**GOAL OF THE EXERCISE**
Could you write out every record below exactly, leaving out any pictures?

════════════════

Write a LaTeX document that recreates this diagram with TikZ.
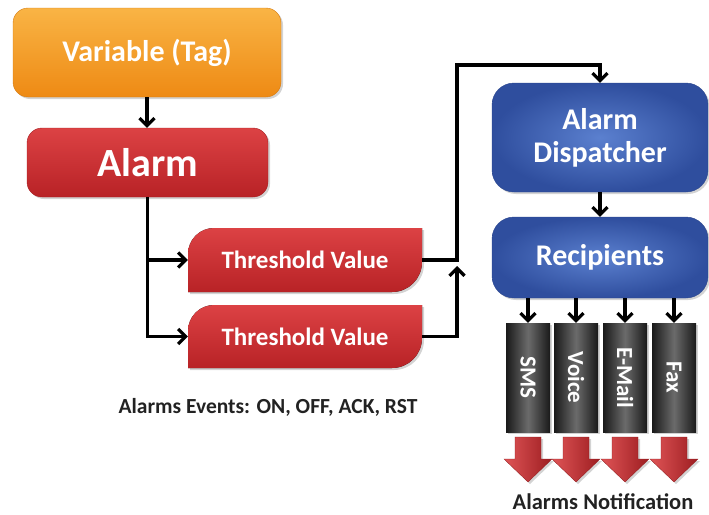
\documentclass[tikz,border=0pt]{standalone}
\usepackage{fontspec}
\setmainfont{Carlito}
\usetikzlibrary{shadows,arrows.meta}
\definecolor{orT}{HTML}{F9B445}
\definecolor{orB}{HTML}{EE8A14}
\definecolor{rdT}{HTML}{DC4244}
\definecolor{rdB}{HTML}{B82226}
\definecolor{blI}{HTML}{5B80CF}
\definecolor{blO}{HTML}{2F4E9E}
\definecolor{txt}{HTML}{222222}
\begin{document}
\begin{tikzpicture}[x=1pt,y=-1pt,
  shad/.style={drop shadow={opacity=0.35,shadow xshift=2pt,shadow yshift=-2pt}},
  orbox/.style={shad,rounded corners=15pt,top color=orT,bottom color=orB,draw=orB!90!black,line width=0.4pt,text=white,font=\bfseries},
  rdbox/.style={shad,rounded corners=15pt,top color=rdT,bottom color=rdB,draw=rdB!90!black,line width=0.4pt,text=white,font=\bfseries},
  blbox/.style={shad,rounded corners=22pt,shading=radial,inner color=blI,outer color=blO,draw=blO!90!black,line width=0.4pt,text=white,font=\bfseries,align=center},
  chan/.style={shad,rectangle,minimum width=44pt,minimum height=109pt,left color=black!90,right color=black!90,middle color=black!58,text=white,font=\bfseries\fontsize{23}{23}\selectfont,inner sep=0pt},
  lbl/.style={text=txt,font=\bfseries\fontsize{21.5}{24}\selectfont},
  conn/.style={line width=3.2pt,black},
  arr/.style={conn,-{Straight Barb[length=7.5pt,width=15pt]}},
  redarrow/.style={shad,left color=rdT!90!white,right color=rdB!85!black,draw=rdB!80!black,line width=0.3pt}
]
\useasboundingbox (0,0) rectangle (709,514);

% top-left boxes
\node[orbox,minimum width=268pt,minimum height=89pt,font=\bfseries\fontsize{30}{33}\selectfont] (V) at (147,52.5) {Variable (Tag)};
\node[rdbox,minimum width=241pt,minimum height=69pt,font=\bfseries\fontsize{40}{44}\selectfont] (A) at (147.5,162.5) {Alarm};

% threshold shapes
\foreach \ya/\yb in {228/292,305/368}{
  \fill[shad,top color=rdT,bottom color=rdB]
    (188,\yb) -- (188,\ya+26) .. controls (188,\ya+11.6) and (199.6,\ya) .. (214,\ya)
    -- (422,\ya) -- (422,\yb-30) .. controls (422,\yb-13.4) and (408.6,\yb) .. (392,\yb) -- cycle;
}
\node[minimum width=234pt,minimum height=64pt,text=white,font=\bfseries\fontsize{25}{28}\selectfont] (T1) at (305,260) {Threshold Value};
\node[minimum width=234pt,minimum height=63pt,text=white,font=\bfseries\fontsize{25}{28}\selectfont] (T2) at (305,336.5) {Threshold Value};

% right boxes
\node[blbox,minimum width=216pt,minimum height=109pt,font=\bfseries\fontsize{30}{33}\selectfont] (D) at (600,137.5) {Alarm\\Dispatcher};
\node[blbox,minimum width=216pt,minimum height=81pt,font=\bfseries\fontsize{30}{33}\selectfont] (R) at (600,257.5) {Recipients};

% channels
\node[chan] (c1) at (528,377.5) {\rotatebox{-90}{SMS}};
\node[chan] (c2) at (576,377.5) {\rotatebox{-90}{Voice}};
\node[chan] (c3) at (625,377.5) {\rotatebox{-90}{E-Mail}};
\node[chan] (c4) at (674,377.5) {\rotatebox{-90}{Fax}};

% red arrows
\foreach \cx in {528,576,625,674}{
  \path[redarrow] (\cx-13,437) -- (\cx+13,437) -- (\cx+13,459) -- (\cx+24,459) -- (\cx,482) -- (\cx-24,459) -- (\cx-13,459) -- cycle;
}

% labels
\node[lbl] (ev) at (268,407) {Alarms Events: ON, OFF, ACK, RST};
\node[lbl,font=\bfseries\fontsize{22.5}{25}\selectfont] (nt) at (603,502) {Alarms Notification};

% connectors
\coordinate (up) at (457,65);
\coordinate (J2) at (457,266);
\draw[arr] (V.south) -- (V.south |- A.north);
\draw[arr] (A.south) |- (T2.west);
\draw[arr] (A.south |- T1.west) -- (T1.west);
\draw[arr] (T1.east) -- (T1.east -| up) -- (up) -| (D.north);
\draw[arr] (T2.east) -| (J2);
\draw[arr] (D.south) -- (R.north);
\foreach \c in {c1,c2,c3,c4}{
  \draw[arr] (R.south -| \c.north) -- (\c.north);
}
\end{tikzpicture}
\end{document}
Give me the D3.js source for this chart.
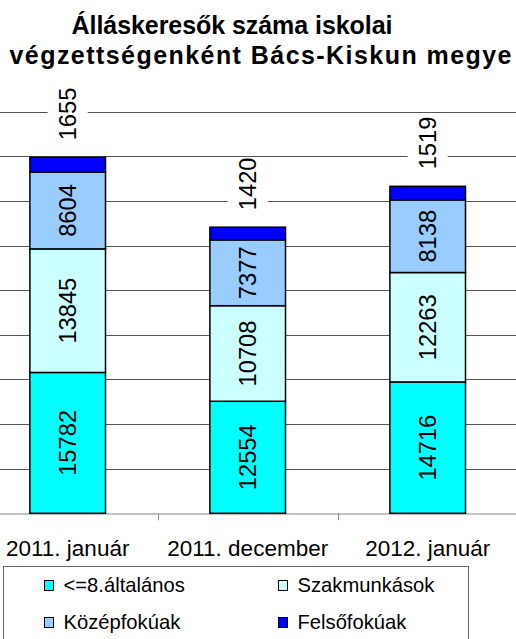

════════════════

**RESULT OF THE TASK**
Write a LaTeX document that recreates this diagram with TikZ.
\documentclass[tikz,border=0pt]{standalone}
\usepackage{fontspec}
\setmainfont{Carlito}
\usetikzlibrary{shadows,arrows.meta}
\definecolor{orT}{HTML}{F9B445}
\definecolor{orB}{HTML}{EE8A14}
\definecolor{rdT}{HTML}{DC4244}
\definecolor{rdB}{HTML}{B82226}
\definecolor{blI}{HTML}{5B80CF}
\definecolor{blO}{HTML}{2F4E9E}
\definecolor{txt}{HTML}{222222}
\begin{document}
\begin{tikzpicture}[x=1pt,y=-1pt,
  shad/.style={drop shadow={opacity=0.35,shadow xshift=2pt,shadow yshift=-2pt}},
  orbox/.style={shad,rounded corners=15pt,top color=orT,bottom color=orB,draw=orB!90!black,line width=0.4pt,text=white,font=\bfseries},
  rdbox/.style={shad,rounded corners=15pt,top color=rdT,bottom color=rdB,draw=rdB!90!black,line width=0.4pt,text=white,font=\bfseries},
  blbox/.style={shad,rounded corners=22pt,shading=radial,inner color=blI,outer color=blO,draw=blO!90!black,line width=0.4pt,text=white,font=\bfseries,align=center},
  chan/.style={shad,rectangle,minimum width=44pt,minimum height=109pt,left color=black!90,right color=black!90,middle color=black!58,text=white,font=\bfseries\fontsize{23}{23}\selectfont,inner sep=0pt},
  lbl/.style={text=txt,font=\bfseries\fontsize{21.5}{24}\selectfont},
  conn/.style={line width=3.2pt,black},
  arr/.style={conn,-{Straight Barb[length=7.5pt,width=15pt]}},
  redarrow/.style={shad,left color=rdT!90!white,right color=rdB!85!black,draw=rdB!80!black,line width=0.3pt}
]
\useasboundingbox (0,0) rectangle (709,514);

% top-left boxes
\node[orbox,minimum width=268pt,minimum height=89pt,font=\bfseries\fontsize{30}{33}\selectfont] (V) at (147,52.5) {Variable (Tag)};
\node[rdbox,minimum width=241pt,minimum height=69pt,font=\bfseries\fontsize{40}{44}\selectfont] (A) at (147.5,162.5) {Alarm};

% threshold shapes
\foreach \ya/\yb in {228/292,305/368}{
  \fill[shad,top color=rdT,bottom color=rdB]
    (188,\yb) -- (188,\ya+26) .. controls (188,\ya+11.6) and (199.6,\ya) .. (214,\ya)
    -- (422,\ya) -- (422,\yb-30) .. controls (422,\yb-13.4) and (408.6,\yb) .. (392,\yb) -- cycle;
}
\node[minimum width=234pt,minimum height=64pt,text=white,font=\bfseries\fontsize{25}{28}\selectfont] (T1) at (305,260) {Threshold Value};
\node[minimum width=234pt,minimum height=63pt,text=white,font=\bfseries\fontsize{25}{28}\selectfont] (T2) at (305,336.5) {Threshold Value};

% right boxes
\node[blbox,minimum width=216pt,minimum height=109pt,font=\bfseries\fontsize{30}{33}\selectfont] (D) at (600,137.5) {Alarm\\Dispatcher};
\node[blbox,minimum width=216pt,minimum height=81pt,font=\bfseries\fontsize{30}{33}\selectfont] (R) at (600,257.5) {Recipients};

% channels
\node[chan] (c1) at (528,377.5) {\rotatebox{-90}{SMS}};
\node[chan] (c2) at (576,377.5) {\rotatebox{-90}{Voice}};
\node[chan] (c3) at (625,377.5) {\rotatebox{-90}{E-Mail}};
\node[chan] (c4) at (674,377.5) {\rotatebox{-90}{Fax}};

% red arrows
\foreach \cx in {528,576,625,674}{
  \path[redarrow] (\cx-13,437) -- (\cx+13,437) -- (\cx+13,459) -- (\cx+24,459) -- (\cx,482) -- (\cx-24,459) -- (\cx-13,459) -- cycle;
}

% labels
\node[lbl] (ev) at (268,407) {Alarms Events: ON, OFF, ACK, RST};
\node[lbl,font=\bfseries\fontsize{22.5}{25}\selectfont] (nt) at (603,502) {Alarms Notification};

% connectors
\coordinate (up) at (457,65);
\coordinate (J2) at (457,266);
\draw[arr] (V.south) -- (V.south |- A.north);
\draw[arr] (A.south) |- (T2.west);
\draw[arr] (A.south |- T1.west) -- (T1.west);
\draw[arr] (T1.east) -- (T1.east -| up) -- (up) -| (D.north);
\draw[arr] (T2.east) -| (J2);
\draw[arr] (D.south) -- (R.north);
\foreach \c in {c1,c2,c3,c4}{
  \draw[arr] (R.south -| \c.north) -- (\c.north);
}
\end{tikzpicture}
\end{document}
Give me the D3.js source for this chart.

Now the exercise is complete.